▶ Exercise description
Go through the data below and copy it exactly, skipping every picture.

▶ Dataset content
** BEGIN **
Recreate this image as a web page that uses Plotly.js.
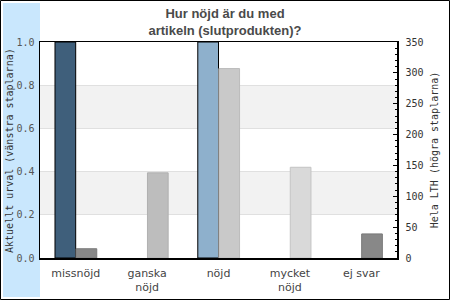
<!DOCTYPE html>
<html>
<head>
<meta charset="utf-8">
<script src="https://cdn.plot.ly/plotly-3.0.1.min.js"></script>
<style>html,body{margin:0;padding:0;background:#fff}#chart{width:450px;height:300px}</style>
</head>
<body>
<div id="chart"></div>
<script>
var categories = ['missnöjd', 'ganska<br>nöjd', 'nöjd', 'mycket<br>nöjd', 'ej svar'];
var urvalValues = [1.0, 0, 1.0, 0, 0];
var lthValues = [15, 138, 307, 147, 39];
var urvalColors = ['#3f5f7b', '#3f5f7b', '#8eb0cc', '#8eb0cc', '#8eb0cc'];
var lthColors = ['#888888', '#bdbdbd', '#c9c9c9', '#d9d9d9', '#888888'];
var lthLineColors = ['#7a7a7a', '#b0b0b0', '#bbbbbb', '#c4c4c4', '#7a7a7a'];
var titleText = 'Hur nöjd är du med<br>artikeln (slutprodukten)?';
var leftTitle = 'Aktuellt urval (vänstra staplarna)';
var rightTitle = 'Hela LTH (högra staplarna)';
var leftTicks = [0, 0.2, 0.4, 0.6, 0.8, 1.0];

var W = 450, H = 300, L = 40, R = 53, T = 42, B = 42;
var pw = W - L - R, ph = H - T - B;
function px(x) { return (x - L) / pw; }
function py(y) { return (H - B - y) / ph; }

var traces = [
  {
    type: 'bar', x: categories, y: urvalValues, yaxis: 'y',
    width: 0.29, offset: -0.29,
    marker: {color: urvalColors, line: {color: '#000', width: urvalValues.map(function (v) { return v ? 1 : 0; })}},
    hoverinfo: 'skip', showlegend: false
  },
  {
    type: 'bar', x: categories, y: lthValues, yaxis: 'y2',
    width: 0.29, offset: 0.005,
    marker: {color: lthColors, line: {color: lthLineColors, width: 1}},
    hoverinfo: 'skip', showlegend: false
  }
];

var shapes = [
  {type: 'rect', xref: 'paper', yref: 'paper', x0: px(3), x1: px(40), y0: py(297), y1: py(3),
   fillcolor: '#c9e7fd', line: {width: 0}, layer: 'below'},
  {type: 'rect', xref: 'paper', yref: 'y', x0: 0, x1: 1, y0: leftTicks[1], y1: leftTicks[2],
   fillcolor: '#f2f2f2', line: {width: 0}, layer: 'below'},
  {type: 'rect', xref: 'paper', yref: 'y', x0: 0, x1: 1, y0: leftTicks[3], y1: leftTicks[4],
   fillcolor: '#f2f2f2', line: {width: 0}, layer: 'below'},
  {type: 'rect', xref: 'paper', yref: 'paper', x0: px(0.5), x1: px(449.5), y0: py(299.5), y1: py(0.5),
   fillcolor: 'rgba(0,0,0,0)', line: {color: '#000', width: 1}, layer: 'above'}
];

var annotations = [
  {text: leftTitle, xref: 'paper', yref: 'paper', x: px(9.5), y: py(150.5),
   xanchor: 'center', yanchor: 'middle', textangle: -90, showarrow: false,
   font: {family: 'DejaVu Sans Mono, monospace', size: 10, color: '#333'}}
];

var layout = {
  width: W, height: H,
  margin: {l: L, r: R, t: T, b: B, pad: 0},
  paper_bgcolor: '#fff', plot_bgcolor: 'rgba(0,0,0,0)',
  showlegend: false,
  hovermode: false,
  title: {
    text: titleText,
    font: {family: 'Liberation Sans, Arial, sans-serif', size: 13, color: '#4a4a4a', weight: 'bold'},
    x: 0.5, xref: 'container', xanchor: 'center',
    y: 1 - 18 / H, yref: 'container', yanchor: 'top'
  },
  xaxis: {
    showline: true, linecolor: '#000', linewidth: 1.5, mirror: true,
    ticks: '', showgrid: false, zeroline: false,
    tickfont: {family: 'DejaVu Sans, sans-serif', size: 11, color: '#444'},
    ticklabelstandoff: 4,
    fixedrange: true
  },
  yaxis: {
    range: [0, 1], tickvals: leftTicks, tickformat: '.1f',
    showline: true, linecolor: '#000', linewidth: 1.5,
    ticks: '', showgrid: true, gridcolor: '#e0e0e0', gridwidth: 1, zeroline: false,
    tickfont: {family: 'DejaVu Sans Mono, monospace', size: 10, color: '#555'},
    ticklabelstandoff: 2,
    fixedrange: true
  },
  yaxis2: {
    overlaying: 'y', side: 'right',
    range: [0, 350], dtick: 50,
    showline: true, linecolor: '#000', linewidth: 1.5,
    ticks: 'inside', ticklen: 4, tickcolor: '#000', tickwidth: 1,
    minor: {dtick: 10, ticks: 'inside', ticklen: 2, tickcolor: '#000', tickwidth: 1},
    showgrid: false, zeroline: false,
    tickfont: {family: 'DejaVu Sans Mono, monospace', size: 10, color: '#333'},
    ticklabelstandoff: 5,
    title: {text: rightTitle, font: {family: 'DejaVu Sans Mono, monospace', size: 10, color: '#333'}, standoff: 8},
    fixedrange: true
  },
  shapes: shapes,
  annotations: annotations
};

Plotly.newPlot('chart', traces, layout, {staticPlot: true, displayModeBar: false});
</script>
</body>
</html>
** END **
▶ Solved problem
Recreate this image as a web page that uses Plotly.js.
<!DOCTYPE html>
<html>
<head>
<meta charset="utf-8">
<script src="https://cdn.plot.ly/plotly-3.0.1.min.js"></script>
<style>html,body{margin:0;padding:0;background:#fff}#chart{width:450px;height:300px}</style>
</head>
<body>
<div id="chart"></div>
<script>
var categories = ['missnöjd', 'ganska<br>nöjd', 'nöjd', 'mycket<br>nöjd', 'ej svar'];
var urvalValues = [1.0, 0, 1.0, 0, 0];
var lthValues = [15, 138, 307, 147, 39];
var urvalColors = ['#3f5f7b', '#3f5f7b', '#8eb0cc', '#8eb0cc', '#8eb0cc'];
var lthColors = ['#888888', '#bdbdbd', '#c9c9c9', '#d9d9d9', '#888888'];
var lthLineColors = ['#7a7a7a', '#b0b0b0', '#bbbbbb', '#c4c4c4', '#7a7a7a'];
var titleText = 'Hur nöjd är du med<br>artikeln (slutprodukten)?';
var leftTitle = 'Aktuellt urval (vänstra staplarna)';
var rightTitle = 'Hela LTH (högra staplarna)';
var leftTicks = [0, 0.2, 0.4, 0.6, 0.8, 1.0];

var W = 450, H = 300, L = 40, R = 53, T = 42, B = 42;
var pw = W - L - R, ph = H - T - B;
function px(x) { return (x - L) / pw; }
function py(y) { return (H - B - y) / ph; }

var traces = [
  {
    type: 'bar', x: categories, y: urvalValues, yaxis: 'y',
    width: 0.29, offset: -0.29,
    marker: {color: urvalColors, line: {color: '#000', width: urvalValues.map(function (v) { return v ? 1 : 0; })}},
    hoverinfo: 'skip', showlegend: false
  },
  {
    type: 'bar', x: categories, y: lthValues, yaxis: 'y2',
    width: 0.29, offset: 0.005,
    marker: {color: lthColors, line: {color: lthLineColors, width: 1}},
    hoverinfo: 'skip', showlegend: false
  }
];

var shapes = [
  {type: 'rect', xref: 'paper', yref: 'paper', x0: px(3), x1: px(40), y0: py(297), y1: py(3),
   fillcolor: '#c9e7fd', line: {width: 0}, layer: 'below'},
  {type: 'rect', xref: 'paper', yref: 'y', x0: 0, x1: 1, y0: leftTicks[1], y1: leftTicks[2],
   fillcolor: '#f2f2f2', line: {width: 0}, layer: 'below'},
  {type: 'rect', xref: 'paper', yref: 'y', x0: 0, x1: 1, y0: leftTicks[3], y1: leftTicks[4],
   fillcolor: '#f2f2f2', line: {width: 0}, layer: 'below'},
  {type: 'rect', xref: 'paper', yref: 'paper', x0: px(0.5), x1: px(449.5), y0: py(299.5), y1: py(0.5),
   fillcolor: 'rgba(0,0,0,0)', line: {color: '#000', width: 1}, layer: 'above'}
];

var annotations = [
  {text: leftTitle, xref: 'paper', yref: 'paper', x: px(9.5), y: py(150.5),
   xanchor: 'center', yanchor: 'middle', textangle: -90, showarrow: false,
   font: {family: 'DejaVu Sans Mono, monospace', size: 10, color: '#333'}}
];

var layout = {
  width: W, height: H,
  margin: {l: L, r: R, t: T, b: B, pad: 0},
  paper_bgcolor: '#fff', plot_bgcolor: 'rgba(0,0,0,0)',
  showlegend: false,
  hovermode: false,
  title: {
    text: titleText,
    font: {family: 'Liberation Sans, Arial, sans-serif', size: 13, color: '#4a4a4a', weight: 'bold'},
    x: 0.5, xref: 'container', xanchor: 'center',
    y: 1 - 18 / H, yref: 'container', yanchor: 'top'
  },
  xaxis: {
    showline: true, linecolor: '#000', linewidth: 1.5, mirror: true,
    ticks: '', showgrid: false, zeroline: false,
    tickfont: {family: 'DejaVu Sans, sans-serif', size: 11, color: '#444'},
    ticklabelstandoff: 4,
    fixedrange: true
  },
  yaxis: {
    range: [0, 1], tickvals: leftTicks, tickformat: '.1f',
    showline: true, linecolor: '#000', linewidth: 1.5,
    ticks: '', showgrid: true, gridcolor: '#e0e0e0', gridwidth: 1, zeroline: false,
    tickfont: {family: 'DejaVu Sans Mono, monospace', size: 10, color: '#555'},
    ticklabelstandoff: 2,
    fixedrange: true
  },
  yaxis2: {
    overlaying: 'y', side: 'right',
    range: [0, 350], dtick: 50,
    showline: true, linecolor: '#000', linewidth: 1.5,
    ticks: 'inside', ticklen: 4, tickcolor: '#000', tickwidth: 1,
    minor: {dtick: 10, ticks: 'inside', ticklen: 2, tickcolor: '#000', tickwidth: 1},
    showgrid: false, zeroline: false,
    tickfont: {family: 'DejaVu Sans Mono, monospace', size: 10, color: '#333'},
    ticklabelstandoff: 5,
    title: {text: rightTitle, font: {family: 'DejaVu Sans Mono, monospace', size: 10, color: '#333'}, standoff: 8},
    fixedrange: true
  },
  shapes: shapes,
  annotations: annotations
};

Plotly.newPlot('chart', traces, layout, {staticPlot: true, displayModeBar: false});
</script>
</body>
</html>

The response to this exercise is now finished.